Jessica Cheng found out about the Artist Residency program at Flower City Arts Center through two past Printmaking & Book Arts Residents, Susan Doran (2016) and Paige Moreland (2018). Doran is the mother of one of Cheng’s friends and Moreland attended Alfred with Cheng and has a similar style of printmaking.

When asking Cheng what advice she would give to an artist who might be seeking a residency, she says, “Stay organized and stay connected within the community around you. Find opportunities and achievements, no matter how small, to keep you going and uplifted.”

To keep up with Jessica Cheng and her work, be sure to follow her Instagram @jessica.cheng.og. If you are an artist or know of an artist who might be interested in our program, please visit our Residencies page here – applications for the following year are due by April 15.

Below are some examples of Jessica Cheng’s artwork, along with a paragraph for context.

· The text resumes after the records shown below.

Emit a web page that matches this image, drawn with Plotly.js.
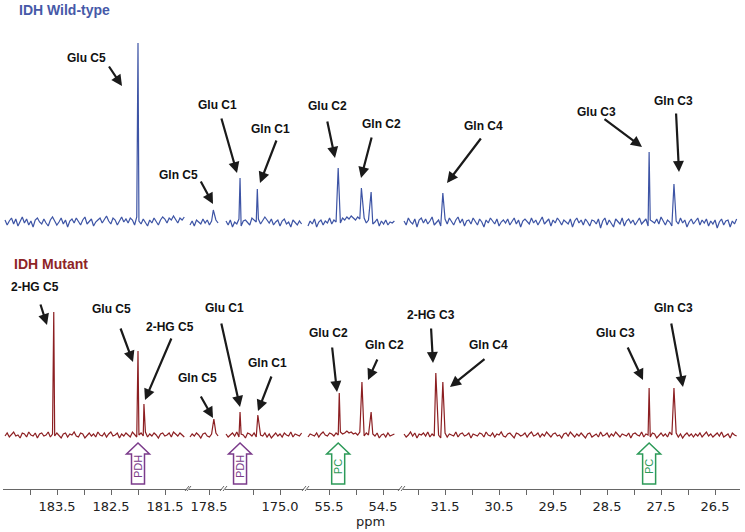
<!DOCTYPE html>
<html><head><meta charset="utf-8">
<script src="https://cdn.plot.ly/plotly-3.0.1.min.js"></script>
<style>html,body{margin:0;padding:0;background:#fff}#chart{width:745px;height:532px}</style>
</head><body><div id="chart"></div>
<script>
// ---------- DATA ----------
// spectrum sampling: first ppm of each displayed segment, sampling step (ppm)
const SEG_START = [184.463, 178.852, 176.0, 55.889, 32.259];
const STEP = 0.04;

// baseline noise (IDH wild-type), one array per segment
const TOP_S1 = [2,-3,1,4,-2,3,-4,0,5,-1,3,-3,1,-5,2,4,0,-2,3,-1,-4,2,5,1,-3,0,4,-2,2,-5,1,3,-1,4,0,-3,2,5,-2,1,3,-4,0,2,4,-1,3,6,1,-2,4,2,-3,1,5,0,3,-1,4,2,-3,5,1,-2,3,0,-4,2,-1,4,1,-3,2,5,3,-1,4,2,6,3,-1,4,2,5];
const TOP_S2 = [-3,1,-4,2,0,-2,3,-1,2,-3,1,4,2,-1];
const TOP_S3 = [1,-3,2,-5,0,-2,3,-4,1,2,-1,-3,4,2,0,3,-2,1,5,2,-1,3,-3,0,2,-4,1,3,-2,0,-5,2,-1,-3,1,-2];
const TOP_S4 = [-4,1,-2,3,-5,0,2,-3,1,-1,4,-2,2,0,3,-1,4,2,5,3,6,4,2,5,3,1,4,-1,2,5,-2,0,3,-4,1,-2,2,-3,0,-1,1];
const TOP_S5 = [1,-3,4,0,-2,3,-5,2,4,-1,3,-2,1,5,-3,0,2,-4,1,3,-2,4,0,-3,2,5,-1,3,-4,1,2,-2,4,1,-3,3,0,-5,2,-1,4,1,-2,3,-4,0,2,-1,3,-3,1,4,-2,2,-5,1,3,0,-2,4,-1,2,-3,1,5,-2,0,3,-4,2,-1,4,1,-3,2,0,-2,3,-5,1,4,-1,2,-3,3,0,-4,2,1,-2,3,-6,1,4,-3,2,-1,-5,3,0,-2,4,-4,1,3,-1,2,-3,0,4,-2,1,3,-4,2,0,-1,3,-2,5,1,-3,2,0,-4,3,1,-2,4,-1,2,-5,0,3,-2,1,4,-3,2,-1,3,-4,1,-2,2,-6,0,3,-3,1,2,-5,1,-2,3];

// baseline noise (IDH mutant)
const BOT_S1 = [-1,2,-2,1,3,-1,0,-3,2,1,-2,3,0,-1,2,-3,1,2,-1,0,3,-2,1,-1,2,0,-3,1,2,-2,1,0,3,-1,-2,2,1,-3,0,2,-1,1,-2,3,0,-1,2,-2,1,3,-1,0,2,-3,1,-1,2,0,-2,3,1,-2,0,2,-1,3,-2,1,-1,2,0,-3,1,2,-1,0,2,-2,3,1,-1,2,0,-2];
const BOT_S2 = [-2,1,-1,2,0,-3,1,2,-1,-2,1,0,2,-1];
const BOT_S3 = [1,-2,0,2,-1,3,-2,1,0,-3,2,1,-1,2,-2,3,0,-1,2,-2,1,-3,0,2,-1,1,-2,2,0,-1,3,-2,1,0,-1,2];
const BOT_S4 = [-2,1,0,-1,2,-2,1,3,0,-1,2,1,-1,2,0,3,1,2,4,2,3,1,2,0,3,1,-1,2,0,-2,1,-1,2,-3,0,1,-2,2,-1,0,1];
const BOT_S5 = [1,-2,0,3,-1,2,-3,1,0,2,-1,3,-2,1,-1,2,0,-3,1,2,-2,1,0,-1,3,-2,1,2,-1,0,2,-3,1,0,-1,2,1,-2,3,0,-1,2,-2,1,0,3,-1,-2,1,2,0,-3,2,1,-1,0,2,-2,1,3,-1,0,2,-2,1,-1,3,0,-2,1,2,-1,0,-3,1,2,-1,3,0,-2,1,-1,2,0,-3,1,2,-2,0,1,-2,3,-1,0,2,-2,1,-1,3,0,-2,1,0,-1,2,-3,1,2,0,-1,3,-2,1,0,-2,2,1,-3,0,2,-1,1,-2,3,0,-1,2,-2,1,-3,0,2,-1,1,-2,1,-1,2,-2,0,3,-1,1,-2,0,2,-1,3,-2,0,1,-3,2,0,-1];

// resonances (ppm) and peak intensities
const TOP_PEAK_PPM = [182.00, 178.42, 175.74, 175.42, 55.33, 54.90, 54.72, 31.54, 27.72, 27.26];
const TOP_PEAK_H   = [179, 12, 44, 33, 54, 34, 30, 29, 70, 38];
const BOT_PEAK_PPM = [183.56, 182.00, 181.89, 178.41, 175.74, 175.41, 55.31, 54.89, 54.72, 31.67, 31.54, 27.72, 27.26];
const BOT_PEAK_H   = [123, 84, 31, 16, 23, 20, 42, 53, 23, 62, 53, 47, 47];

// peak labels
const TOP_LABELS = ['Glu C5','Gln C5','Glu C1','Gln C1','Glu C2','Gln C2','Gln C4','Glu C3','Gln C3'];
const BOT_LABELS = ['2-HG C5','Glu C5','2-HG C5','Gln C5','Glu C1','Gln C1','Glu C2','Gln C2','2-HG C3','Gln C4','Glu C3','Gln C3'];

// axis ticks per segment
const TICK_VALS = [[184.0,183.5,183.0,182.5,182.0,181.5],[178.5],[175.5,175.0],[55.5,55.0,54.5],[32.0,31.5,31.0,30.5,30.0,29.5,29.0,28.5,28.0,27.5,27.0,26.5]];
const TICK_TEXT = [['','183.5','','182.5','','181.5'],['178.5'],['','175.0'],['55.5','','54.5'],['','31.5','','30.5','','29.5','','28.5','','27.5','','26.5']];

// flux markers: label, segment, ppm
const FLUX_LABELS = ['PDH','PDH','PC','PC'];
const FLUX_SEG = [0, 2, 3, 4];
const FLUX_PPM = [182.00, 175.74, 55.33, 27.72];

// ---------- LAYOUT CONSTANTS ----------
const W = 745, H = 532, ML = 3, MR = 5, MT = 0, MB = 43;
const PW = W - ML - MR, PH = H - MT - MB;
const px2x = p => (p - ML) / PW;
const py2y = p => (PH + MT - p) / PH;
const SEG_PX = [[3,187],[189,222],[225,304],[307,400],[403,740]];
const SEG_RANGE = [[184.5,181.0926],[178.8704,178.2593],[176.0185,174.5556],[55.9074,54.1852],[32.2778,26.0370]];

const BLUE = '#3d54a5', RED = '#8c1f22', PURPLE = '#7b3b8b', GREEN = '#2c9a58';

function buildSegment(noise, start, pX, pH) {
  const lo = start - (noise.length - 1) * STEP;
  const pts = [];
  for (let i = 0; i < noise.length; i++) {
    const x = start - i * STEP;
    if (pX.some(p => Math.abs(p - x) < 0.012)) continue;
    pts.push([x, noise[i]]);
  }
  pX.forEach((p, j) => { if (p <= start + 1e-9 && p >= lo - 1e-9) pts.push([p, pH[j]]); });
  pts.sort((a, b) => b[0] - a[0]);
  return pts;
}

const TOP_NOISE = [TOP_S1, TOP_S2, TOP_S3, TOP_S4, TOP_S5];
const BOT_NOISE = [BOT_S1, BOT_S2, BOT_S3, BOT_S4, BOT_S5];
const traces = [];
for (let s = 0; s < 5; s++) {
  const xa = s === 0 ? 'x' : 'x' + (s + 1);
  const t = buildSegment(TOP_NOISE[s], SEG_START[s], TOP_PEAK_PPM, TOP_PEAK_H);
  traces.push({type:'scatter', mode:'lines', x:t.map(p=>p[0]), y:t.map(p=>p[1]), xaxis:xa, yaxis:'y',
    line:{color:BLUE, width:1.2}, hoverinfo:'skip', showlegend:false});
  const b = buildSegment(BOT_NOISE[s], SEG_START[s], BOT_PEAK_PPM, BOT_PEAK_H);
  traces.push({type:'scatter', mode:'lines', x:b.map(p=>p[0]), y:b.map(p=>p[1]), xaxis:xa, yaxis:'y2',
    line:{color:RED, width:1.2}, hoverinfo:'skip', showlegend:false});
}

const layout = {
  width: W, height: H,
  margin: {l: ML, r: MR, t: MT, b: MB},
  paper_bgcolor: '#fff', plot_bgcolor: '#fff',
  showlegend: false,
  yaxis: {domain:[0.5,1], range:[-22.5,222], visible:false, fixedrange:true},
  yaxis2: {domain:[0,0.5], range:[-54,190.5], visible:false, fixedrange:true},
  annotations: [], shapes: []
};
for (let s = 0; s < 5; s++) {
  const key = s === 0 ? 'xaxis' : 'xaxis' + (s + 1);
  layout[key] = {
    domain: [px2x(SEG_PX[s][0]), px2x(SEG_PX[s][1])],
    range: SEG_RANGE[s], anchor: 'y2', fixedrange: true,
    showgrid: false, zeroline: false, showline: true, linecolor: '#666', linewidth: 1,
    ticks: 'outside', ticklen: 5, tickcolor: '#666', tickwidth: 1,
    tickmode: 'array', tickvals: TICK_VALS[s], ticktext: TICK_TEXT[s],
    tickfont: {family: 'DejaVu Sans', size: 13, color: '#222'}
  };
}

// axis break marks
[187,189,222,225,304,307,400,403].forEach(p => {
  layout.shapes.push({type:'line', xref:'paper', yref:'paper',
    x0:px2x(p-2), x1:px2x(p+2), y0:py2y(491), y1:py2y(486), line:{color:'#666', width:1}});
});

// panel titles
const FONT_B = 'Liberation Sans, Arial, sans-serif';
layout.annotations.push({text:'<b>IDH Wild-type</b>', xref:'paper', yref:'paper', x:px2x(17), y:py2y(10),
  xanchor:'left', yanchor:'middle', showarrow:false, font:{family:FONT_B, size:14, color:'#4659a8'}});
layout.annotations.push({text:'<b>IDH Mutant</b>', xref:'paper', yref:'paper', x:px2x(12), y:py2y(264),
  xanchor:'left', yanchor:'middle', showarrow:false, font:{family:FONT_B, size:14, color:'#8e2426'}});
layout.annotations.push({text:'ppm', xref:'paper', yref:'paper', x:px2x(370), y:py2y(521),
  xanchor:'center', yanchor:'middle', showarrow:false, font:{family:'DejaVu Sans', size:13, color:'#222'}});

// label positions & arrows (label centre, arrow tail, arrow head) in pixels
const TOP_POS = [
  [[86,58],[108,65],[122,86]],
  [[178,175],[200,180],[213,204]],
  [[217,105],[221,117],[237,173]],
  [[270,129],[277,139],[260,183]],
  [[327,106],[327,120],[335,158]],
  [[381,124],[372,136],[361,178]],
  [[483,126],[482,137],[447,183]],
  [[596,112],[603,118],[642,147]],
  [[673,101],[676,112],[679,172]]
];
const BOT_POS = [
  [[35,287],[40,303],[47,325]],
  [[111,309],[120,327],[133,362]],
  [[170,327],[172,337],[145,400]],
  [[197,378],[200,395],[213,418]],
  [[224,308],[221,322],[240,407]],
  [[267,363],[272,375],[258,411]],
  [[328,333],[332,346],[337,392]],
  [[384,345],[378,358],[368,380]],
  [[431,315],[431,327],[433,363]],
  [[488,345],[486,358],[450,387]],
  [[615,333],[627,346],[643,380]],
  [[673,308],[671,322],[683,387]]
];
function addLabels(labels, pos) {
  labels.forEach((t, i) => {
    const [lab, tail, head] = pos[i];
    layout.annotations.push({text:'<b>'+t+'</b>', xref:'paper', yref:'paper', x:px2x(lab[0]), y:py2y(lab[1]),
      xanchor:'center', yanchor:'middle', showarrow:false, font:{family:FONT_B, size:12, color:'#111'}});
    layout.annotations.push({text:'', xref:'paper', yref:'paper', x:px2x(head[0]), y:py2y(head[1]),
      ax: tail[0]-head[0], ay: tail[1]-head[1], showarrow:true, arrowhead:2, arrowsize:1, arrowwidth:2.2,
      arrowcolor:'#1a1a1a', standoff:0, startstandoff:0});
  });
}
addLabels(TOP_LABELS, TOP_POS);
addLabels(BOT_LABELS, BOT_POS);

// flux arrows (hollow up-arrows)
const ARROW_PATH = 'M -6.5 0 L 6.5 0 L 6.5 30 L 11.5 30 L 0 41 L -11.5 30 L -6.5 30 Z';
FLUX_LABELS.forEach((t, i) => {
  const xa = FLUX_SEG[i] === 0 ? 'x' : 'x' + (FLUX_SEG[i] + 1);
  const col = t === 'PDH' ? PURPLE : GREEN;
  layout.shapes.push({type:'path', xref:xa, yref:'paper', xsizemode:'pixel', ysizemode:'pixel',
    xanchor:FLUX_PPM[i], yanchor:py2y(484), path:ARROW_PATH, line:{color:col, width:1.5}, fillcolor:'rgba(0,0,0,0)'});
  layout.annotations.push({text:t, xref:xa, yref:'paper', x:FLUX_PPM[i], y:py2y(467), textangle:-90,
    xanchor:'center', yanchor:'middle', showarrow:false, font:{family:'Liberation Sans, Arial', size:11, color:col}});
});

Plotly.newPlot('chart', traces, layout, {displayModeBar:false, staticPlot:true});
</script>
</body></html>
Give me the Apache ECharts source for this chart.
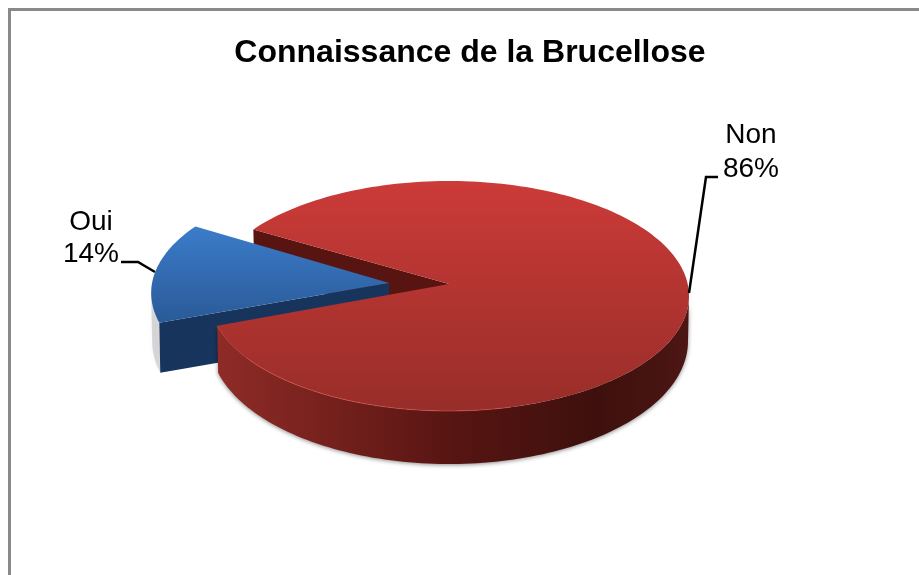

“xOx,” reductive woodblock print on paper, 7″x6″, 2021

“x-x,” reductive woodcut on found paper, 11″x7″, 2020

“xAx,” reductive linocut on Masa paper, 10″x7″, 2020

My current work at The Center has been focusing on reclaiming authority over Chinese and Chinese American visual culture as a method of anti-racism. Systemic de-Asianification of Asian cultures has endured millennia, and the practice of stripping Asian ownership of art, craft, culture, history, and material for non-Asian profit is alive as ever. My work so far in “x-x,” “xAx,” and “xOx” reclaims Chinese and Chinese diaspora imagery and symbolism to identify sacred visual culture for Chinese Americans. The ability for marginalized communities to have exclusive access and authority over their history, representation, media, culture, and means of production of those things is my preferred method of justice and progress. While products of that method absolutely can and should be shared with allies outside of the community, some things must be reserved for it to be true justice.